Minneapolis would rely on furloughs, up to 40 layoffs and cash reserves to help fill an estimated $156 million budget hole left by the coronavirus pandemic under a plan presented Thursday by Mayor Jacob Frey.
“This unprecedented time calls for an unprecedented approach to our budget,” Frey told the City Council during a roughly 15-minute presentation that kicked off efforts to revise the city’s budget.
Frey’s proposal is far from final and must be approved by the City Council. Tense, fast-paced negotiations are expected to unfold over the next 2 ½ weeks.
The coronavirus pandemic and the business closures designed to slow the spread of COVID-19 dealt a sharp blow to the city’s finances. The exact figures have fluctuated as the city learns more about the virus. The latest estimates show it expects to lose roughly 10% of its $1.6 billion budgeted revenue this year
With fewer people coming to the city to work, parking revenue shrank. Water usage dropped. Tax revenue that would normally flow in after large events evaporated.
At the same time, the city also racked up unexpected costs responding to the pandemic, as well as the unrest that followed George Floyd’s death. The city has not yet released a full accounting of how much it spent during those crises.
While some in City Hall expect this year’s budget cuts to be painful, many are expecting the decisions for next year’s budget to be even tougher.
Next year, the city will begin to feel the effects of property tax losses resulting from the riots that left more than 1,000 buildings damaged after Floyd’s death.
“The decisions we make today must take into account current conditions but also be made with an eye toward the future,” Frey told council members.
The city says it has already saved roughly $58 million by implementing hiring and wage freezes, as well as cutting some contracts and delaying some purchases.
Frey’s proposal would use just under $58 million in cash reserves — nearly a third of the total available — to help plug the remaining $98 million hole.
The plan calls for roughly four to six days of furloughs for many city workers, with the possibility of laying off up to 40 workers, depending on how negotiations unfold. The city employs about 4,000.
Frey said he would seek to minimize cuts for firefighters, police officers and 911 dispatchers, whose shifts would need to be filled by others working at a higher overtime pay rate.
“Let me be clear: Adding furlough days here would actually cost more money, not less,” Frey said.

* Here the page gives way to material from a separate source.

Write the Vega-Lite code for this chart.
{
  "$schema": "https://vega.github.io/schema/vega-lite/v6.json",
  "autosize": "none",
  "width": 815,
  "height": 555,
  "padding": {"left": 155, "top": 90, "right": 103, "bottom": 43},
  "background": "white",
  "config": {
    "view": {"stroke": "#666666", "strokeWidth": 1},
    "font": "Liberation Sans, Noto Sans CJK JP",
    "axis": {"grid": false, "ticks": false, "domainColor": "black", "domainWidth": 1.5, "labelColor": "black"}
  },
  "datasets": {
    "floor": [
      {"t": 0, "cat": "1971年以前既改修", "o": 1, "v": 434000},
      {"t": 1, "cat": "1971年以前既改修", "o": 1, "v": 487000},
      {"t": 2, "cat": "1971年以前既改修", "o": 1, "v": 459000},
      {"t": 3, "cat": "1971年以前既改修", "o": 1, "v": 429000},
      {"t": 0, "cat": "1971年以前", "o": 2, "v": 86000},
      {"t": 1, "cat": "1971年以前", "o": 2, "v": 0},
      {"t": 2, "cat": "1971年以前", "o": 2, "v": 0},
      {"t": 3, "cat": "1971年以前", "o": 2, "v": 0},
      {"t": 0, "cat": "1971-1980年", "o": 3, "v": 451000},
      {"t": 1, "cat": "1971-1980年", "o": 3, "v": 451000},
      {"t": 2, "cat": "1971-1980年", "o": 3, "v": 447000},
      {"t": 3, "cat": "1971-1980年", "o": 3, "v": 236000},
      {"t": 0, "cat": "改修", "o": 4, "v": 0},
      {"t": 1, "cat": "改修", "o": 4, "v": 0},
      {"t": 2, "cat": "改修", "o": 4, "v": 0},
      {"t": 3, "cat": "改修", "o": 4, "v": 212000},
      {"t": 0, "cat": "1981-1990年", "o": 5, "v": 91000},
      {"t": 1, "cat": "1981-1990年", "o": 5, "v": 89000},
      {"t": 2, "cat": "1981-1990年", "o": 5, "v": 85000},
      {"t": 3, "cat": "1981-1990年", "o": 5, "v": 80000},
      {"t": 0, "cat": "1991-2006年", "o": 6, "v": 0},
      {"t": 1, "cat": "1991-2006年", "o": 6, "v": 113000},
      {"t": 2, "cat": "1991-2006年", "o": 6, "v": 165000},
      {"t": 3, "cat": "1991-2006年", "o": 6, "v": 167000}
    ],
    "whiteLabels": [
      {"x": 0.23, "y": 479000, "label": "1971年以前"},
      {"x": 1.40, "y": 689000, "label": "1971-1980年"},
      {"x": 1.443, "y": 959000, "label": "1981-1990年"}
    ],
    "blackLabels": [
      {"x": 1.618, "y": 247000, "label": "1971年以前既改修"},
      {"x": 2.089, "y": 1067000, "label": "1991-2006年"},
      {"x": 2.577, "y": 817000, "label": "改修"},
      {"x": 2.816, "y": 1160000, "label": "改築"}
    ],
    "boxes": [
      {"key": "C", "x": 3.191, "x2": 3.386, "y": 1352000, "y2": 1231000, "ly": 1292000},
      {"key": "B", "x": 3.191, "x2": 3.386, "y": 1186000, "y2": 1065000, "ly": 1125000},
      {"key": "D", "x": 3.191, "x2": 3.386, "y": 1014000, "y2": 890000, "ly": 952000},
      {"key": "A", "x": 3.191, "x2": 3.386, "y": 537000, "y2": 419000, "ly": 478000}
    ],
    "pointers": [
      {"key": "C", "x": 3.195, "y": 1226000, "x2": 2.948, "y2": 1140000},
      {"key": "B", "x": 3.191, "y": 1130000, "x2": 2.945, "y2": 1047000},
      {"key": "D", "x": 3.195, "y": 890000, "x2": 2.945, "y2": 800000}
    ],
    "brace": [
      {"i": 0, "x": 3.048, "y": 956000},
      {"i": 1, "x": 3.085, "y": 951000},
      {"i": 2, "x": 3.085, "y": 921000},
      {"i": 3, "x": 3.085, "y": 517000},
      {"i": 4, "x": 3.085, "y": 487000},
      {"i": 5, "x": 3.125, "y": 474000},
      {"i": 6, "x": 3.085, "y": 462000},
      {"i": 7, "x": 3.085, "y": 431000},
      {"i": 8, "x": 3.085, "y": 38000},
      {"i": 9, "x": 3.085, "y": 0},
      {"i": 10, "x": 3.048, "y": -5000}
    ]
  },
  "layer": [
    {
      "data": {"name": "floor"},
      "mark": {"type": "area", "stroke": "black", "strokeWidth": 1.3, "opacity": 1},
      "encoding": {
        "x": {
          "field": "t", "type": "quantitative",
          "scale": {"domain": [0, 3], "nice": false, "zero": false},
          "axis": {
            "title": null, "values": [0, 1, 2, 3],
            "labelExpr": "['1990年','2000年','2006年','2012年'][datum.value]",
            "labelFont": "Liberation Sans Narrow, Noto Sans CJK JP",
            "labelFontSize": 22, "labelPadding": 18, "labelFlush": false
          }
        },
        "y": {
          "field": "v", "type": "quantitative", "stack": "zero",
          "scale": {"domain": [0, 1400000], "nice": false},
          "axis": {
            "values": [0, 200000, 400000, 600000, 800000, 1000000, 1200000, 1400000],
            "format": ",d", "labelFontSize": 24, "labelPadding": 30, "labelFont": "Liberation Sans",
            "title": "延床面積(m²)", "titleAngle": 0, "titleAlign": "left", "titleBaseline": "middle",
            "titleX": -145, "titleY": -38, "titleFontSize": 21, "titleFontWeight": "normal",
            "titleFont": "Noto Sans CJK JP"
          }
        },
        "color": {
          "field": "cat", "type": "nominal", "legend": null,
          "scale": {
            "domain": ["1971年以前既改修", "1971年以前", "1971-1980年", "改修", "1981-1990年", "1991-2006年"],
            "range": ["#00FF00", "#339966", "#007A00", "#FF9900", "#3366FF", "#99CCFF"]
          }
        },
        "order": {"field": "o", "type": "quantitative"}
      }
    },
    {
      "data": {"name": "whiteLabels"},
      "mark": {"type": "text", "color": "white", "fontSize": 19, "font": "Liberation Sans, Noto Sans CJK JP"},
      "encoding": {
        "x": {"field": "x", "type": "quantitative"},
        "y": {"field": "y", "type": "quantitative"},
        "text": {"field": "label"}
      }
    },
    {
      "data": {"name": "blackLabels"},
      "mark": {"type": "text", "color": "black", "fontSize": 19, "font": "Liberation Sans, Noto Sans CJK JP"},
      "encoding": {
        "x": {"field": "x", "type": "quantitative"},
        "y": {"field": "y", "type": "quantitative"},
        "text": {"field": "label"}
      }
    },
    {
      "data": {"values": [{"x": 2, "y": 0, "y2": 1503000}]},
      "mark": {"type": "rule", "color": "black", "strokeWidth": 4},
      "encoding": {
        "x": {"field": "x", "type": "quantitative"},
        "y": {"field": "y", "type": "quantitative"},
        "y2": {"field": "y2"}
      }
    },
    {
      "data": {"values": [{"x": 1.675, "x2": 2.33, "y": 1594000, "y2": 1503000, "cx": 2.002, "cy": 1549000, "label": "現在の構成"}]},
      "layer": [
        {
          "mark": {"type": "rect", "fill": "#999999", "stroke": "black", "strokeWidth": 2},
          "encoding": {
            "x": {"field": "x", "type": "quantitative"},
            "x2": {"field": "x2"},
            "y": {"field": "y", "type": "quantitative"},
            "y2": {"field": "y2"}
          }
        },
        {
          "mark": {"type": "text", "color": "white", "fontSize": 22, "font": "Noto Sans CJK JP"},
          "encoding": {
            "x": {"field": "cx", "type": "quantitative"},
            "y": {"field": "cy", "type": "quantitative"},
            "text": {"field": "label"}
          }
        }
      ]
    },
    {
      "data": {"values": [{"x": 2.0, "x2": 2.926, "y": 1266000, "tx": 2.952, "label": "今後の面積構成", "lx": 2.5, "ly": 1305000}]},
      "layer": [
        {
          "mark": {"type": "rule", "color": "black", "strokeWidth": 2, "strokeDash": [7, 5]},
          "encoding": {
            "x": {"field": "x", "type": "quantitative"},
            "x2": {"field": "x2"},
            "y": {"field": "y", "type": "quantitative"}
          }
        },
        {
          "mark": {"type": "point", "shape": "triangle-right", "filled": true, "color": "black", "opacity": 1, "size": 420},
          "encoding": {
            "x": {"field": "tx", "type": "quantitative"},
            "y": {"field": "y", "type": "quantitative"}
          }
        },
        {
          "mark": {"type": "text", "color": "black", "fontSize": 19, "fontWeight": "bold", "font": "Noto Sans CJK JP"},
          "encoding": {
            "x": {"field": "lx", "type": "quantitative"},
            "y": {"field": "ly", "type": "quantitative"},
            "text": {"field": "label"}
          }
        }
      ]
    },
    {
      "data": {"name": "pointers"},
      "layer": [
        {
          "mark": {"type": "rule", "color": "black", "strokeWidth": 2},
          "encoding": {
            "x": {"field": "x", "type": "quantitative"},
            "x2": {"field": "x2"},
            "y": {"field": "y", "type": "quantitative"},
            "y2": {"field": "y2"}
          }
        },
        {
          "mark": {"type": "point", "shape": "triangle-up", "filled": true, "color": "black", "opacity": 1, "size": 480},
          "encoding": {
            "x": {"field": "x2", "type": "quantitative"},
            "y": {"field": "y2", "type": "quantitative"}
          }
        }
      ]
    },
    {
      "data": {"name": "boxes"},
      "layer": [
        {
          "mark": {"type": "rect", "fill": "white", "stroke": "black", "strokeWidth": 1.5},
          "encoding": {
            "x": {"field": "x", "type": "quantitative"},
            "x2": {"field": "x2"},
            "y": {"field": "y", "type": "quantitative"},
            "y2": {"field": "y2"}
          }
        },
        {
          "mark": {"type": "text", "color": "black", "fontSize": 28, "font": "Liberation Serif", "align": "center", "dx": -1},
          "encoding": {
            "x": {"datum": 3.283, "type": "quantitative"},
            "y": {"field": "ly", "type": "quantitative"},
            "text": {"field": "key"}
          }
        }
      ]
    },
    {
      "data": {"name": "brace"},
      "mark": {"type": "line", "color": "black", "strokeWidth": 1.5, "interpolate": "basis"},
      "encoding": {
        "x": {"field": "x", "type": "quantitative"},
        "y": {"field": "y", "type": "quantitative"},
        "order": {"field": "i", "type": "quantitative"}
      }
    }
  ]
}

The mayor’s proposal also relies on a series of budgetary transfers. It includes, for example, a $6 million “rollback” for some housing programs, but also seeks to add $4 million from a housing board established in the 1980s. The mayor’s office said it is trying to keep intact programs that provide “immediate service to residents with greatest needs” and programs that allow the city to qualify for additional public or private funding.
The mayor’s plan also reduces the amount of money that comes from the Convention Center to the city’s general fund, so the city can minimize unemployment costs that would come from layoffs there and boost the center’s ability to host large, revenue-generating events when it’s safe to do so again.
Frey stressed that the proposal is preliminary and “still in flux.” He said the city is still analyzing the impact of resignations and early retirements, as well as the possibilities of receiving state and federal aid to offset costs from the pandemic and unrest.
Public hearings are set for July 14 and 22.
Many will be watching to see if City Council members, during that process, attempt to resolve the contentious question of whether the city should continue to employ police officers and, if so, how many.
Frey suggested that major policy decisions are best left for next year’s budget. But Council President Lisa Bender said she expects discussion about public safety, particularly in public hearings.
“I think what we hear in these upcoming public hearings will likely help inform both this July budget and the one coming forward for the 2021 year,” she said.